* _SET TASK_: Images are not part of the copy; write out the rest of the data exactly as given.

——

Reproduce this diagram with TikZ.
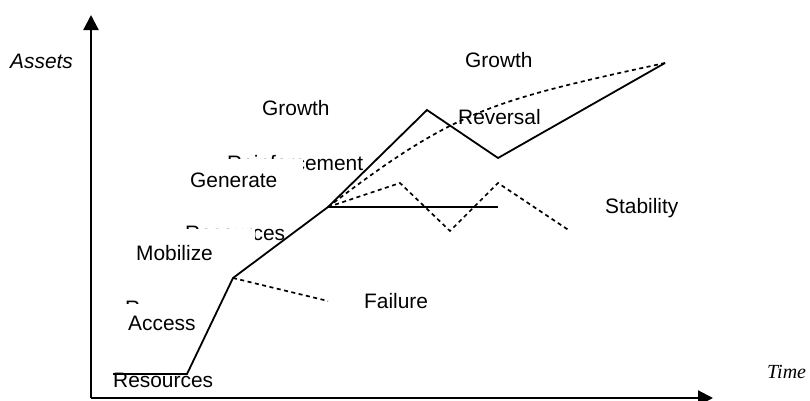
\documentclass[tikz,border=0pt]{standalone}
\usepackage{fontspec}
\setmainfont{Liberation Sans}
\newfontfamily\serifface{Liberation Serif}
\usetikzlibrary{arrows.meta}
\begin{document}
\begin{tikzpicture}[x=1pt,y=-1pt,
  lbl/.style={anchor=base west,inner sep=0pt,font=\fontsize{20.9}{24}\selectfont},
  mask/.style={fill=white},
  trend/.style={line width=1.8pt,line join=miter},
  alt/.style={line width=1.7pt,dash pattern=on 4pt off 3.5pt},
  axis/.style={line width=2.2pt,-{Triangle[length=15pt,width=15pt]}}]
\useasboundingbox (0,0) rectangle (810,400);
\clip (0,0) rectangle (810,400);

% labels lying underneath other text boxes
\node[lbl] (reinf) at (227,170) {Reinforcement};
\node[lbl] (resmid) at (185,240) {Resources};
\node[lbl] (rlow) at (125,315) {R};
\fill[mask] (160,159) rectangle (303,196);
\fill[mask] (94,229) rectangle (255,268);
\fill[mask] (110,304) rectangle (212,340);

% phase labels
\node[lbl] (growthA) at (262,115) {Growth};
\node[lbl] (growthB) at (465,67) {Growth};
\node[lbl] (reversal) at (458,124) {Reversal};
\node[lbl] (generate) at (190,187) {Generate};
\node[lbl] (mobilize) at (136,260) {Mobilize};
\node[lbl] (access) at (128,330) {Access};
\node[lbl] (resources) at (113,387) {Resources};
\node[lbl] (failure) at (364,308) {Failure};
\node[lbl] (stability) at (605,213) {Stability};
\node[lbl,font=\fontsize{20.9}{24}\selectfont\itshape] (assets) at (10,68) {Assets};
\node[lbl,font=\fontsize{20}{24}\serifface\itshape] (time) at (767,378) {Time};

% axes
\coordinate (o) at (91,398);
\coordinate (ytop) at (91,15);
\coordinate (xend) at (713,398);
\draw[axis] (o) -- (ytop);
\draw[axis] (o) -- (xend);

% trajectory points
\coordinate (p0) at (113,374);
\coordinate (p1) at (187,374);
\coordinate (p2) at (233,278);
\coordinate (p3) at (328,207);
\coordinate (p4) at (427,110);
\coordinate (p5) at (498,158);
\coordinate (p6) at (665,63);
\coordinate (f1) at (498,207);
\coordinate (q1) at (328,301);
\coordinate (s1) at (400,183);
\coordinate (s2) at (450,231);
\coordinate (s3) at (498,183);
\coordinate (s4) at (570,231);
\coordinate (gc1) at (455,110);
\coordinate (gc2) at (490,101);

% main trajectory and the flat branch
\draw[trend] (p0) -- (p1) -- (p2) -- (p3) -- (p4) -- (p5) -- (p6);
\draw[trend] (p3) -- (f1);

% alternative trajectories
\draw[alt] (p2) -- (q1);
\draw[alt] (p3) -- (s1) -- (s2) -- (s3) -- (s4);
\draw[alt] (p3) .. controls (gc1) and (gc2) .. (p6);
\end{tikzpicture}
\end{document}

——

* _EXERCISE RESPONSE_:
Reproduce this diagram with TikZ.
\documentclass[tikz,border=0pt]{standalone}
\usepackage{fontspec}
\setmainfont{Liberation Sans}
\newfontfamily\serifface{Liberation Serif}
\usetikzlibrary{arrows.meta}
\begin{document}
\begin{tikzpicture}[x=1pt,y=-1pt,
  lbl/.style={anchor=base west,inner sep=0pt,font=\fontsize{20.9}{24}\selectfont},
  mask/.style={fill=white},
  trend/.style={line width=1.8pt,line join=miter},
  alt/.style={line width=1.7pt,dash pattern=on 4pt off 3.5pt},
  axis/.style={line width=2.2pt,-{Triangle[length=15pt,width=15pt]}}]
\useasboundingbox (0,0) rectangle (810,400);
\clip (0,0) rectangle (810,400);

% labels lying underneath other text boxes
\node[lbl] (reinf) at (227,170) {Reinforcement};
\node[lbl] (resmid) at (185,240) {Resources};
\node[lbl] (rlow) at (125,315) {R};
\fill[mask] (160,159) rectangle (303,196);
\fill[mask] (94,229) rectangle (255,268);
\fill[mask] (110,304) rectangle (212,340);

% phase labels
\node[lbl] (growthA) at (262,115) {Growth};
\node[lbl] (growthB) at (465,67) {Growth};
\node[lbl] (reversal) at (458,124) {Reversal};
\node[lbl] (generate) at (190,187) {Generate};
\node[lbl] (mobilize) at (136,260) {Mobilize};
\node[lbl] (access) at (128,330) {Access};
\node[lbl] (resources) at (113,387) {Resources};
\node[lbl] (failure) at (364,308) {Failure};
\node[lbl] (stability) at (605,213) {Stability};
\node[lbl,font=\fontsize{20.9}{24}\selectfont\itshape] (assets) at (10,68) {Assets};
\node[lbl,font=\fontsize{20}{24}\serifface\itshape] (time) at (767,378) {Time};

% axes
\coordinate (o) at (91,398);
\coordinate (ytop) at (91,15);
\coordinate (xend) at (713,398);
\draw[axis] (o) -- (ytop);
\draw[axis] (o) -- (xend);

% trajectory points
\coordinate (p0) at (113,374);
\coordinate (p1) at (187,374);
\coordinate (p2) at (233,278);
\coordinate (p3) at (328,207);
\coordinate (p4) at (427,110);
\coordinate (p5) at (498,158);
\coordinate (p6) at (665,63);
\coordinate (f1) at (498,207);
\coordinate (q1) at (328,301);
\coordinate (s1) at (400,183);
\coordinate (s2) at (450,231);
\coordinate (s3) at (498,183);
\coordinate (s4) at (570,231);
\coordinate (gc1) at (455,110);
\coordinate (gc2) at (490,101);

% main trajectory and the flat branch
\draw[trend] (p0) -- (p1) -- (p2) -- (p3) -- (p4) -- (p5) -- (p6);
\draw[trend] (p3) -- (f1);

% alternative trajectories
\draw[alt] (p2) -- (q1);
\draw[alt] (p3) -- (s1) -- (s2) -- (s3) -- (s4);
\draw[alt] (p3) .. controls (gc1) and (gc2) .. (p6);
\end{tikzpicture}
\end{document}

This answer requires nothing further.